Esa noche, al escuchar de labios de su esposo el relato de la entrevista, la princesa, Sangay Chimé, pareció perder el apetito, y con un leve gesto hizo que los sirvientes se llevaran su plato y los dejaran a solas.
— ¡Me duele tanto el dolor de nuestro Emperador! — musitó sinceramente afectada—. Casi desde que tengo uso de razón le veo sufrir por esa única causa, hasta el punto de que he llegado a preguntarme si lo que en verdad le obsesiona es la necesidad de traer al mundo a un heredero al trono, o la felicidad de la reina.
— Quiero creer que ambas cosas van unidas.
— ¡Desde luego! — reconoció ella de inmediato—. Van unidas, pero ¿cuál es la prioritaria?
— ¿Y qué importancia tiene?
— A mi modo de ver mucha, porque de ello depende que se sienta antes Inca que hombre, o esposo que Emperador. Tú qué crees que prevalece… ¿la razón de Estado o la razón sentimental?
— Qué pregunta tan absurda… — protestó Rusti Cayambe un tanto incómodo, puesto que nunca había sido partidario de semejante tipo de disquisiciones, en especial cuando se referían a un semidiós al que amaba y respetaba—. Estamos esperando un hijo y no se me ocurre plantearme lo que significa como posible heredero, o lo que significa con respecto a ti.
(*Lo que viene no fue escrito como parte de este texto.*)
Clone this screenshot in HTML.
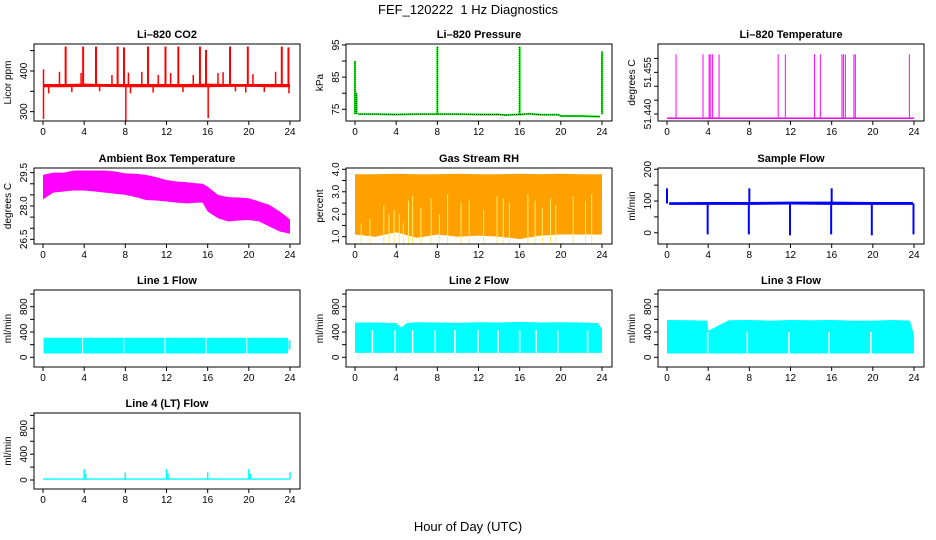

Será nuestro hijo, nos unirá aún más, lo querremos, le daremos hermanos, y con eso basta.
— Esa respuesta no me vale, puesto que no está hecha desde el punto de vista del Emperador.
— ¿Y cómo quieres que adivine cuál es el punto de vista del Emperador? — se lamentó el pobre hombre—. A menudo ni siquiera sé cuál es tu punto de vista, y no eres más que una princesa… Él es hijo de dios, y por lo tanto ni por lo más remoto puedo ponerme en su lugar.
— ¿De verdad lo crees?
— ¿Qué?
— ¿Que es hijo de dios?
— ¡Naturalmente!
— ¿Estás seguro?
— ¡Por completo! ¿Acaso tú no?
Sangay Chimé se tomó unos instantes para reflexionar, se acarició con gesto de profundo amor el abultado vientre y por último replicó:
— Le conozco tan a fondo, que en ocasiones me asaltan las dudas… ¿Cómo un dios puede cometer semejantes errores y tener debilidades tan humanas? Sin embargo… — añadió— de igual modo no consigo evitar preguntarme de qué forma un simple ser humano podría llegar a ser tan superior a cuantos le rodean si no tuviera un origen divino.
— Puede que sea mitad hombre y mitad dios.
— O que tan sólo sea un hombre extraordinario.
— Eso suena a herejía y sabes mejor que yo que la herejía está castigada con la muerte.
—Ésa es una regla que únicamente afecta al pueblo llano — le recordó ella—. Los miembros de la familia real tenemos el privilegio de expresar ciertas dudas dentro del recinto de nuestra casa, y siempre que no lo hagamos en presencia de los criados. — Sonrió irónicamente—. Lo que ocurre es que precisamente somos los miembros de la familia real los menos interesados en expresar cualquier tipo de dudas sobre el origen de nuestra sangre.